Post by Liz TuddenhamThe braid of the co-ax feeder is soldered to a tag on the steel plate,
but of course this is not in direct contact with the metal of the van
roof which forms the 'infinite' ground plane. The capacitance between
the steel plate and the van roof is about 120 pf, which has a reactance
of about 18 ohms at 72 Mc/s and half as much at 145 Mc/s. To balance
the feed point I have inserted a 120pf capacitor between the centre
conductor of the co-ax and the connection to the rod elements.
I'm not at all sure that this "balancing" capacitor is going to help
matters more than it hurts. It will probably increase the series
(capacitive) reactance of the antenna system as a whole, raising
the SWR and making life tougher on the radio.
Post by Liz TuddenhamIs this going to cause a shift in resonance that can be corrected by
adjusting the length of the elements (one of which is 'infinite' anyway)
or is it liable to upset everything.
I'd recommend leaving out the "balancing" capacitor, and simply
lengthening the rod element a bit.
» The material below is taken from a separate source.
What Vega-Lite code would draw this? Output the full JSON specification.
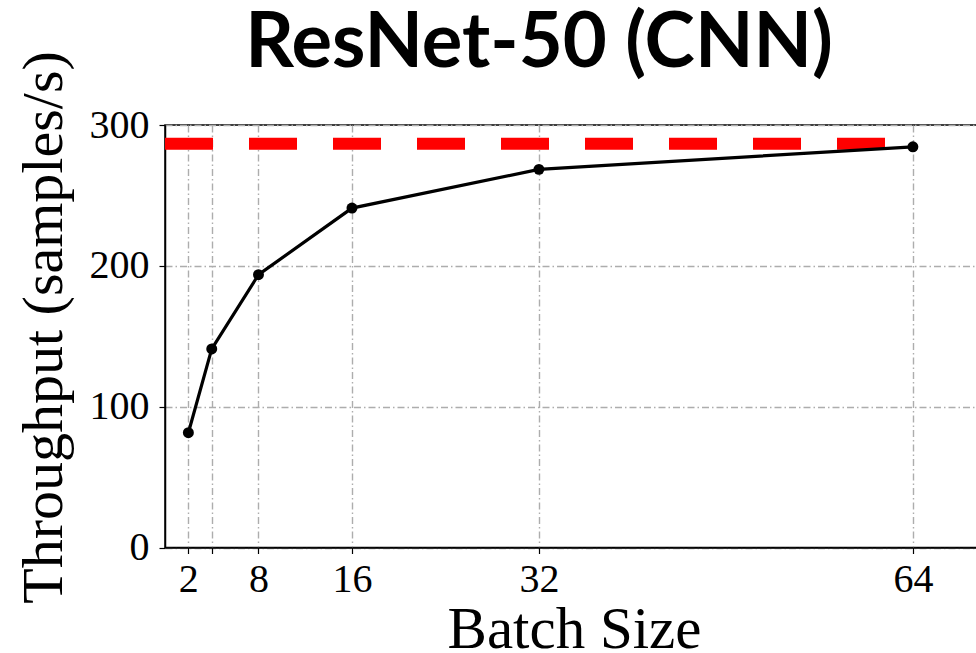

This would add some inductance
to the equation, and should help compensate somewhat for the
capacitance which appears in series with the "ground plane" leg
of the system.
Post by Liz Tuddenhamif the latter, is there a solution
that doesn't involve butchering the van roof?
Starting comments:
It could help you a lot if you can get access to a NanoVNA
(they're cheap) and "sweep" the actual impedance curve in
the frequency ranges you're interested in. This would give
you an accurate picture of what you're actually dealing with.
I'd be concerned that the magnets may not (depending on their
composition and thickness) be particularly conductive to RF...
there might be a lot of resistive loss there,
Possible fixes:
Bigger/thinner magnets? Get the real antenna base closer to the
roof metal that way.
Minimizing the gap in the RF path between coax and roof: Take the poly
disks off of the magnets temporarily. Get a sheet of thin copper
foil, and mount a layer of it on the bottom of each magnet, with a tab
out to the side. Solder some copper braid to this tab, and bring the
braid up to where your coax shield terminates, and solder there.
Then, put the poly disks back on the magnets (or use some
single-adhesive-side Teflon tape... thinner is better!). The closer
you can get the "real" RF ground path to the roof, the better.
You're likely to be dealing with a couple of confounding factors
in trying to get minimum SWR on this antenna. In theory a
quarter-wave radiator over an infinite ground plan will give
you a feedpoint Z of around 35 ohms (not a great match to
50-ohm coax, but most ham radios these days can handle that
sort of SWR without complaining). The roof metal, steel
plate, and magnets are probably not great RF conductors and
will add some resistive loss, which will push the feedpoint
Z upwards somewhat. So, if you compensate for the capacitive
parasitic by lengthening the quarter-wave radiator a bit, you
might end up fairly close to 50+0j to make your radio
quite happy with the situation.
Once again, I'd suggest investing in a NanoVNA if you don't
already have one. They're very handy and will let you
tweak and test your setup without putting your radio at any
risk.
A lot of hams around here operate VHF vehicle-mobile with a simple
wire whip with a magnetic-mount base only an inch or two across.
These don't provide a terribly-good "50 ohm" load to the radio... but
it's often a lot closer to 50 ohms than the miserable "rubber duck"
antennas with which the hand-held radios are being sold!